German Potato Salad

(from dennis.reb’s recipe box)

Categories: Hot Side Dishes

Ingredients

  • 2 pounds Yukon gold potatoes, sliced 1/2-inch thick
  • 4 ounces bacon, chopped
  • Kosher Salt
  • 1 yellow onion, chopped
  • 2 1/2 cups low-sodium chicken stock
  • 1/4 cup white wine vinegar
  • 2 tablespoon grainy mustard
  • 1 bunch chives, chopped

Directions

  1. Place the sliced potatoes in a pot and cover with water.

  2. Bring to a boil over high heat, then reduce to a simmer and cook until fork tender, 8 to 10 minutes.

  3. Drain the potatoes.

  4. Let cool slightly, then transfer the potatoes to a large bowl.
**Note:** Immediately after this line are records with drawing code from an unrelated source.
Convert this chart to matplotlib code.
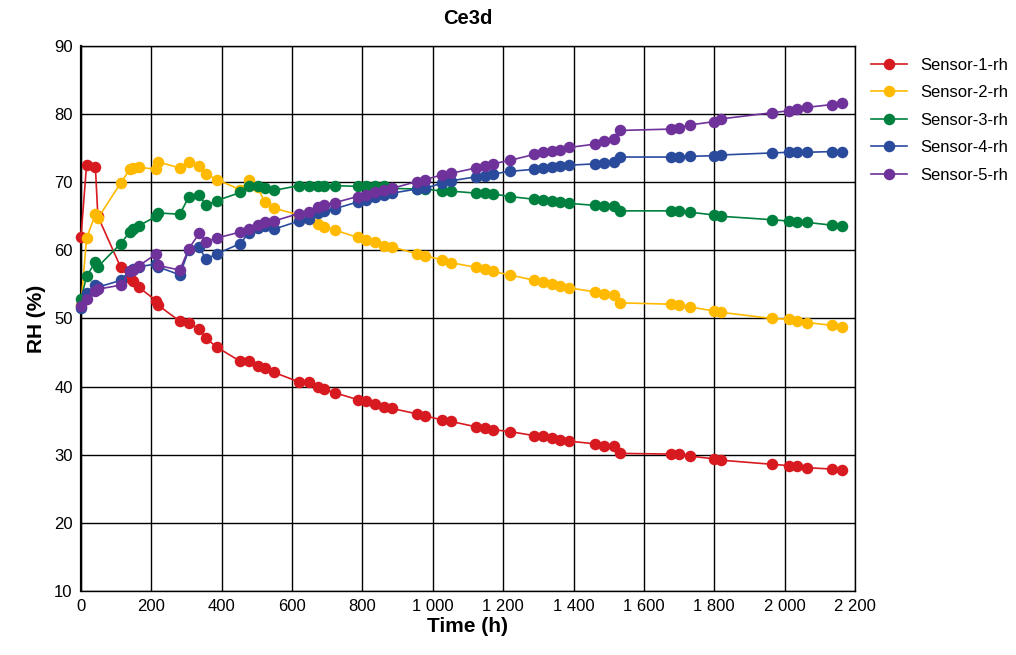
import numpy as np
import matplotlib
matplotlib.use("Agg")
import matplotlib.pyplot as plt
from matplotlib.ticker import FuncFormatter, MultipleLocator

plt.rcParams['font.family'] = ['Liberation Sans', 'DejaVu Sans']

# measurement times (h)
time_h = [0, 16, 41, 48, 113, 139, 149, 164, 214, 218,
          281, 306, 336, 355, 386, 453, 477, 502, 522, 548,
          619, 649, 675, 690, 721, 786, 811, 836, 860, 884,
          955, 979, 1027, 1051, 1123, 1147, 1170, 1219, 1289, 1314,
          1338, 1362, 1387, 1462, 1486, 1515, 1532, 1676, 1700, 1730,
          1800, 1820, 1964, 2013, 2036, 2065, 2134, 2164]

sensor1 = [62.0, 72.6, 72.2, 65.0, 57.5, 55.9, 55.5, 54.6, 52.6, 52.0,
           49.6, 49.4, 48.4, 47.1, 45.8, 43.7, 43.8, 43.1, 42.8, 42.1,
           40.7, 40.7, 39.9, 39.6, 39.1, 38.1, 37.9, 37.5, 37.0, 36.8,
           36.0, 35.7, 35.1, 34.9, 34.1, 33.9, 33.7, 33.4, 32.8, 32.7,
           32.4, 32.2, 32.0, 31.6, 31.3, 31.3, 30.2, 30.1, 30.1, 29.8,
           29.4, 29.2, 28.6, 28.4, 28.3, 28.1, 27.9, 27.7]

sensor2 = [52.0, 61.8, 65.3, 64.7, 69.9, 71.9, 72.1, 72.2, 71.9, 73.0,
           72.1, 72.9, 72.4, 71.2, 70.4, 68.9, 70.3, 69.3, 67.1, 66.2,
           65.2, 64.6, 63.9, 63.5, 63.0, 61.9, 61.5, 61.2, 60.7, 60.5,
           59.5, 59.2, 58.6, 58.2, 57.5, 57.3, 56.9, 56.4, 55.6, 55.3,
           55.0, 54.8, 54.5, 53.9, 53.6, 53.4, 52.3, 52.1, 52.0, 51.7,
           51.1, 50.9, 50.0, 49.9, 49.6, 49.4, 49.0, 48.8]

sensor3 = [52.8, 56.2, 58.3, 57.6, 61.0, 62.7, 63.1, 63.6, 65.0, 65.5,
           65.3, 67.8, 68.1, 66.6, 67.3, 68.5, 69.5, 69.5, 69.2, 68.8,
           69.5, 69.5, 69.5, 69.5, 69.5, 69.4, 69.4, 69.4, 69.4, 69.1,
           69.0, 69.0, 68.7, 68.7, 68.4, 68.4, 68.3, 67.9, 67.5, 67.4,
           67.2, 67.1, 66.9, 66.6, 66.5, 66.5, 65.8, 65.8, 65.8, 65.6,
           65.2, 65.0, 64.5, 64.3, 64.2, 64.1, 63.7, 63.6]

sensor4 = [51.5, 53.7, 54.9, 54.6, 55.6, 57.0, 57.2, 57.6, 58.0, 57.6,
           56.4, 60.0, 60.5, 58.7, 59.5, 61.0, 62.6, 63.3, 63.6, 63.1,
           64.3, 64.6, 65.5, 65.8, 66.1, 67.1, 67.4, 67.8, 68.1, 68.4,
           69.0, 69.1, 69.9, 70.2, 70.8, 70.9, 71.2, 71.6, 71.9, 72.1,
           72.2, 72.4, 72.5, 72.7, 72.8, 73.0, 73.7, 73.7, 73.7, 73.8,
           73.9, 74.0, 74.3, 74.4, 74.4, 74.4, 74.5, 74.5]

sensor5 = [51.8, 52.9, 54.0, 54.3, 54.9, 56.9, 57.1, 57.7, 59.5, 57.8,
           57.1, 60.2, 62.5, 61.3, 61.8, 62.7, 63.1, 63.7, 64.1, 64.3,
           65.4, 65.6, 66.3, 66.7, 67.0, 67.9, 68.2, 68.5, 68.9, 69.1,
           70.1, 70.4, 71.1, 71.3, 72.1, 72.4, 72.7, 73.2, 74.1, 74.4,
           74.6, 74.7, 75.1, 75.6, 76.1, 76.4, 77.6, 77.8, 78.0, 78.4,
           78.9, 79.3, 80.2, 80.5, 80.7, 81.0, 81.4, 81.6]

labels = ["Sensor-1-rh", "Sensor-2-rh", "Sensor-3-rh", "Sensor-4-rh", "Sensor-5-rh"]
colors = ["#D71A20", "#FFBA00", "#00803E", "#2A4A9C", "#6F319A"]
series = [sensor1, sensor2, sensor3, sensor4, sensor5]

fig = plt.figure(figsize=(10.16, 6.55), dpi=100)
ax = fig.add_axes([0.0797, 0.0977, 0.7618, 0.8321])

for vals, c, lab in zip(series, colors, labels):
    ax.plot(time_h, vals, color=c, lw=1.2, marker='o', ms=8.3,
            markeredgewidth=0, label=lab, clip_on=False, zorder=3)

ax.set_xlim(0, 2200)
ax.set_ylim(10, 90)
ax.xaxis.set_major_locator(MultipleLocator(200))
ax.yaxis.set_major_locator(MultipleLocator(10))
ax.xaxis.set_major_formatter(FuncFormatter(lambda v, p: f"{int(v):,}".replace(",", " ")))
ax.grid(True, color="black", lw=1.0)
ax.set_axisbelow(True)
for s in ax.spines.values():
    s.set_color("black")
    s.set_linewidth(1.0)
ax.spines['left'].set_linewidth(1.6)
ax.tick_params(length=0, labelsize=12, pad=6)

ax.set_title("Ce3d", fontsize=14.5, fontweight="bold", pad=16)
ax.set_xlabel("Time (h)", fontsize=15, fontweight="bold", labelpad=2)
ax.set_ylabel("RH (%)", fontsize=15, fontweight="bold", labelpad=6)

ax.legend(loc="upper left", bbox_to_anchor=(1.005, 1.0), frameon=False,
          fontsize=12, handlelength=2.2, labelspacing=0.75, borderaxespad=0.3)

fig.savefig("out.png", dpi=100)
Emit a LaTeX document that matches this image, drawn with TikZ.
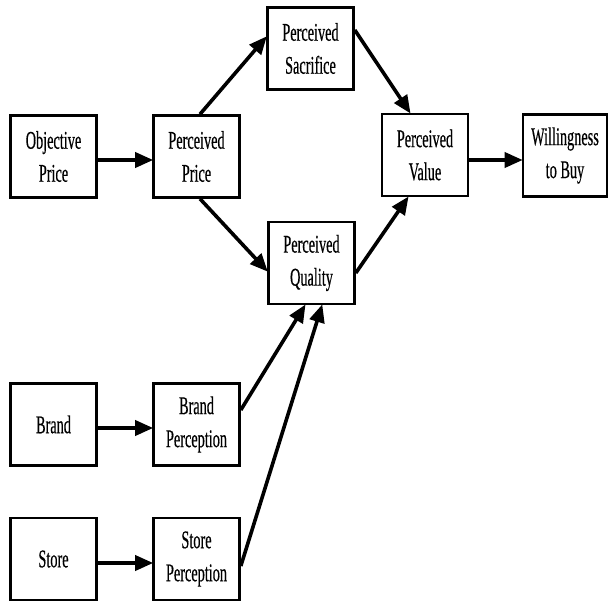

  5. While the potatoes are cooking, place the bacon and some salt in a large saute pan. Cook over medium-low heat until crisp, 8 to 10 minutes.

  6. Remove the bacon with a slotted spoon and add it to the bowl with the potatoes.

  7. Add the onions and a pinch of salt to the hot pan and cook until softened and translucent, about 5 minutes.

  8. Add the chicken stock, vinegar, mustard and chives and bring to a boil.

  9. Pour the dressing over the potatoes and toss to coat.

  10. Serve warm or at room temperature.